Tracy York, a nurse from Pleasant Grove, was terrified of having to go door to door. “I figured I would just go to Peru and treat patients, and I would not have to witness too much,” she recalled. “I would have easily gotten on a plane back to the United States Tuesday evening, but God humbled me and changed my heart. This trip was a life-changing experience for me.”

Bill Cook, a pathologist at UAB Medical Center, said he was somewhat prepared to witness to patients but not for door-to-door evangelizing. “I don’t think I was scared, but I was very uncomfortable,” he said.

Work with churches

The missions team was divided into several smaller evangelistic teams to work with local churches. Each team had an interpreter, a local pastor and at least one of the pastor’s church members with them as they shared the gospel.

Using bilingual leaflets and a visual tool called the EvangeCube, these teams stood in doorways and sat in living rooms explaining God’s plan of salvation.

Team members let God’s Word do the explaining by reading Romans 6:23 and Ephesians 2:8–9. At the end of the week, there were 610 new Christians, one new church and dozens of Peruvian nationals in 10 existing churches who were trained in evangelism and strengthened in their faith.

Monday through Thursday nights, cell groups met in those 11 churches, most of which had dirt floors and hard benches. Church members and the American visitors led the eager new converts through some basic Bible study sessions designed to reassure them of their newfound faith and to start them on their walk with God. These services had an average attendance of 81 people each.

“I was especially concerned that the people were simply being polite rather than having any real interest in what I was saying,” Bill Cook said. “I have to admit that I felt much better about the witnessing by Wednesday, when more people began coming to the evening sessions, because I thought that signified serious interest in their salvation and spiritual growth.”

The medical supplies were released late Thursday, so the missions team got up before daylight on Friday, their last day in Peru, to hold a half-day clinic in Pachacutec.
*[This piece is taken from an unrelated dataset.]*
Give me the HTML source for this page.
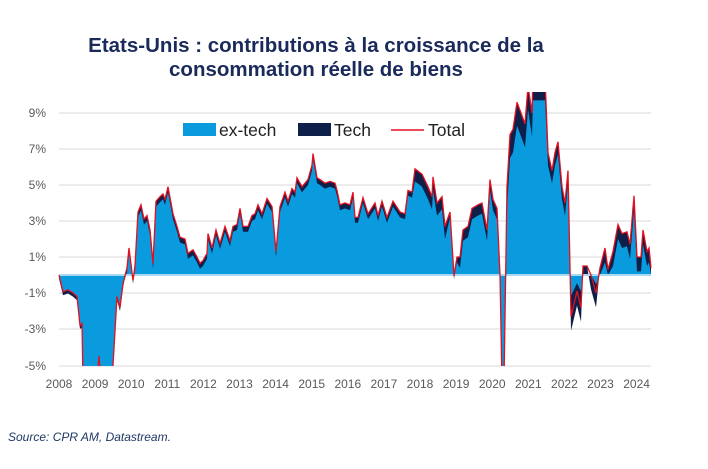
<!DOCTYPE html>
<html><head><meta charset="utf-8"><style>
body{margin:0;background:#fff;width:708px;height:464px;overflow:hidden;font-family:"Liberation Sans",sans-serif}
</style></head><body>
<svg id="s" width="708" height="464" xmlns="http://www.w3.org/2000/svg" font-family="Liberation Sans, sans-serif">
<text x="316" y="52" text-anchor="middle" font-size="20.5" font-weight="bold" fill="#1a2a5a">Etats-Unis : contributions à la croissance de la</text>
<text x="316" y="76" text-anchor="middle" font-size="20.5" font-weight="bold" fill="#1a2a5a">consommation réelle de biens</text>
<g stroke="#d9d9d9" stroke-width="1">
<line x1="59" x2="651" y1="113" y2="113"/><line x1="59" x2="651" y1="149" y2="149"/>
<line x1="59" x2="651" y1="185" y2="185"/><line x1="59" x2="651" y1="221" y2="221"/>
<line x1="59" x2="651" y1="257" y2="257"/><line x1="59" x2="651" y1="293" y2="293"/>
<line x1="59" x2="651" y1="329" y2="329"/><line x1="59" x2="651" y1="366" y2="366"/>
</g>
<g font-size="12" fill="#595959" text-anchor="end">
<text x="46" y="117">9%</text><text x="46" y="153">7%</text><text x="46" y="189">5%</text>
<text x="46" y="225">3%</text><text x="46" y="261">1%</text><text x="46" y="297">-1%</text>
<text x="46" y="333">-3%</text><text x="46" y="370">-5%</text>
</g>
<g id="xl" font-size="12" fill="#595959" text-anchor="middle"></g>
<defs><clipPath id="c"><rect x="55" y="92" width="600" height="274"/></clipPath></defs>
<g clip-path="url(#c)">
<path id="dark" fill="#0e1f4a"/>
<path id="light" fill="#0a9ade"/>
<line x1="59" x2="651" y1="275" y2="275" stroke="#a9d8f0" stroke-width="2"/>
<path id="red" fill="none" stroke="#e3101f" stroke-width="1.3"/>
</g>
<rect x="183" y="123" width="33" height="13" fill="#0a9ade"/>
<text x="219" y="136" font-size="17.5" fill="#222">ex-tech</text>
<rect x="298" y="123" width="33" height="13" fill="#0e1f4a"/>
<text x="334" y="136" font-size="17.5" fill="#222">Tech</text>
<line x1="391" x2="424" y1="130" y2="130" stroke="#e3101f" stroke-width="1.5"/>
<text x="428" y="136" font-size="17.5" fill="#222">Total</text>
<text x="8" y="441" font-size="12" font-style="italic" fill="#1f3864">Source: CPR AM, Datastream.</text>
</svg>
<script>
var d=[[59,0],[63,-0.93],[68,-0.83],[73,-1],[77,-1.2],[80,-2.8],[82,-2.7],[83,-6],[97,-6],[99,-4.5],[101,-6],[112,-6],[117,-1.2],[120,-1.8],[123,-0.5],[127,0.4],[129,1.5],[133,-0.3],[135,0.5],[138,3.5],[141,3.9],[144,3.1],[147,3.3],[150,2.5],[153,0.65],[156,4.1],[160,4.35],[163,4.5],[165,4.2],[168,4.9],[173,3.4],[177,2.7],[180,2.1],[185,2.0],[188,1.2],[193,1.4],[197,1.0],[200,0.65],[203,0.8],[207,1.2],[208,2.3],[212,1.5],[216,2.5],[220,1.75],[225,2.7],[230,1.9],[233,2.7],[237,2.8],[240,3.7],[243,2.7],[248,2.7],[252,3.3],[255,3.4],[258,3.9],[262,3.4],[267,4.25],[272,3.8],[276,1.3],[280,3.8],[285,4.6],[288,4.1],[292,4.8],[295,4.6],[297,5.4],[302,4.9],[305,5.1],[308,5.3],[312,6.1],[313,6.75],[317,5.4],[320,5.3],[325,5.1],[330,5.2],[335,5.1],[337,4.7],[340,3.9],[345,4.0],[350,3.9],[353,4.6],[355,3.2],[358,3.2],[363,4.3],[368,3.4],[375,4.0],[378,3.3],[382,4.1],[387,3.2],[393,4.1],[400,3.5],[405,3.4],[408,4.7],[412,4.6],[415,5.9],[422,5.6],[428,4.9],[432,4.35],[433,5.45],[437,4.0],[442,4.35],[445,2.7],[450,3.5],[454,-0.05],[457,1.0],[460,1.0],[463,2.5],[468,2.7],[472,3.7],[478,3.9],[482,4.0],[487,2.5],[490,5.3],[493,4.2],[497,3.7],[500,0],[502,-6],[504,-6],[507,4.9],[510,7.8],[513,8.1],[517,9.6],[521,9],[525,8.4],[528,10.5],[532,9],[533,11],[545,11],[548,6.8],[552,5.8],[555,6.8],[558,7.4],[562,4.9],[565,4.0],[568,5.8],[571,-2.3],[574,-1.6],[577,-0.9],[581,-1.8],[583,0.5],[587,0.5],[591,0],[596,-1.0],[600,0.4],[605,1.5],[608,0.3],[613,1.3],[618,2.8],[622,2.3],[627,2.4],[630,1.7],[634,4.4],[637,1.0],[641,1.0],[643,2.5],[647,1.3],[649,1.5],[651,0.4]];
function t(x){if(x>=415&&x<=445)return 0.7;if(x>=460&&x<=500)return 0.6;if(x>=507&&x<=545)return 1.3;if(x>=548&&x<570)return 0.7;if(x>=570)return 0.8;return 0.3;}
function Y(v){return 275-v*18;}
var red="",dk="M59 275",lt="M59 275";
d.forEach(function(p,i){var x=p[0],v=p[1],k=t(x);
red+=(i?"L":"M")+x+" "+Y(v).toFixed(1);
var dv=v>0?v:v-(x>=570?k:0.2);var lv=v>0?Math.max(v-k,0):v*(x>=570?0.5:1);
dk+="L"+x+" "+Y(dv).toFixed(1);lt+="L"+x+" "+Y(lv).toFixed(1);});
dk+="L651 275Z";lt+="L651 275Z";
document.getElementById("red").setAttribute("d",red);
document.getElementById("dark").setAttribute("d",dk);
document.getElementById("light").setAttribute("d",lt);
var g=document.getElementById("xl"),h="";
for(var y=2008;y<=2024;y++){h+='<text x="'+(59+36.1*(y-2008)).toFixed(1)+'" y="388">'+y+'</text>';}
g.innerHTML=h;
</script>
</body></html>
They treated more than 450 patients in five hours, with the aid of the Peruvian Red Cross and Peruvian doctors.

“I have thought so much since returning how we just think that God is calling us to do certain things and then discover that really all He wants is a willing heart,” said Jenelle Jones, a nurse from Birmingham. “When I am able to come to Him solely on His terms — as a child — then He has carried me to heights unknown , and this trip for me was certainly one of those times.”